Hot Time, Summer in the Prison

Someone in prison once wrote to this ministry and mentioned he was reading Dante’s Inferno.  He suggested that perhaps Dante got the inspiration for his book after spending a summer inside a prison.  There is a prison in Texas which some people serving time there call The Glass House because the exterior walls are nothing but six-inches by six-inches squares of glass mounted in a steel grid.  One wing of the prison faces due west and so in the afternoon anyone on that wing will do nothing but roast in the sun beaming through the glass . . . and no air conditioning either.  For most prisons, especially the older structures, there is only one word to describe summers there: HOT!  Not only do you get all sweaty and uncomfortable, everyone else around you is sweating as well.  If you remember what a gym locker room smelled like when you were in school, multiply that by about a thousand and you will be close to the smell inside a prison in the summertime.  Besides the odor, everyone’s tempers flare as well, both inmates and guards; needless to say, summer in prison is an especially rough place to be.  So, how does one survive such a hot setting?            

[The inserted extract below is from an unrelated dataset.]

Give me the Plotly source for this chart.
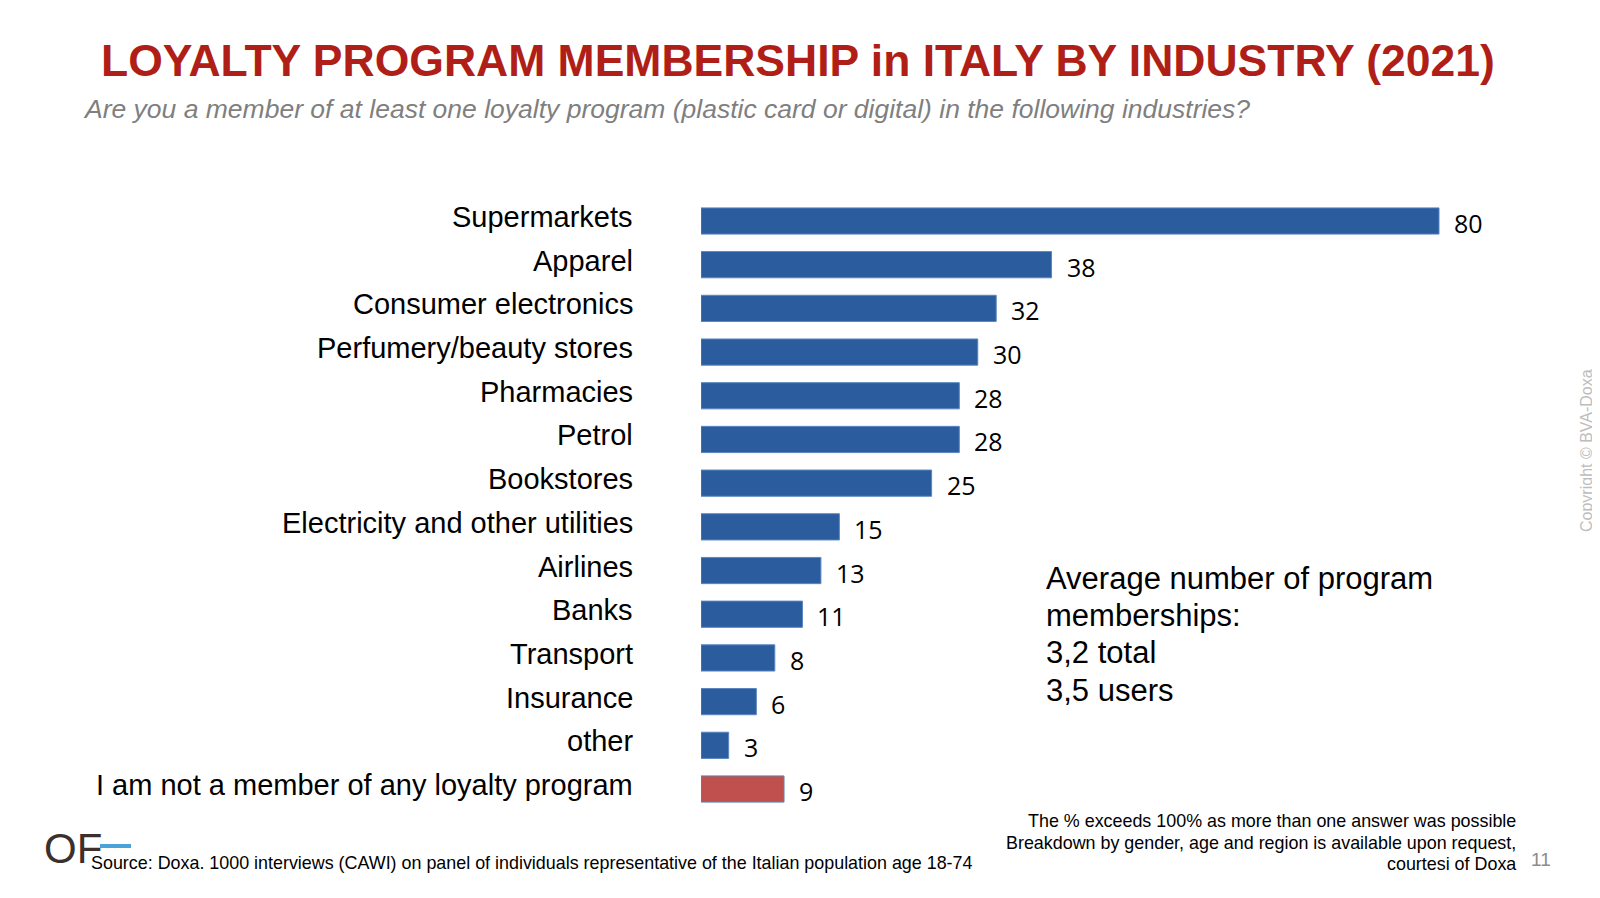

One thing to learn about people in prison is to never underestimate their ingenuity.  For example, one way to help beat the heat is to sit in front of a fan (if you are blessed to have family or a friend who will send you money to be able to buy one).  Furthermore, it is better to sit in front of the fan wearing a wet t-shirt.  As the fan evaporates the water from the shirt, heat from your body will be carried away as well.  Although it is available to far fewer people in prison, it is great to have a job in an air-conditioned area of the prison or perhaps work in the meat cooler in the food service department.  However, for far too many people in prison there is no alternative but to sit there and sweat.  For older inmates (a large portion of our prison population today due to tough on crime laws passed decades ago), summertime can be a season which turns a limited sentence into a life sentence.  Likely you have heard about how the elderly suffer and sometimes die during the heat of summer in our bigger cities.  Just think what it is like for someone in prison who can’t even go outside when it gets too hot inside.  If there is one thing I have learned in my many years of involvement with people in prison, it is that there is no need to tell them about hell, they are already living in it.  So, this summer, in the letters we regularly send to those who write to us, we try to share a little humor and a little of God’s love to help relieve their suffering.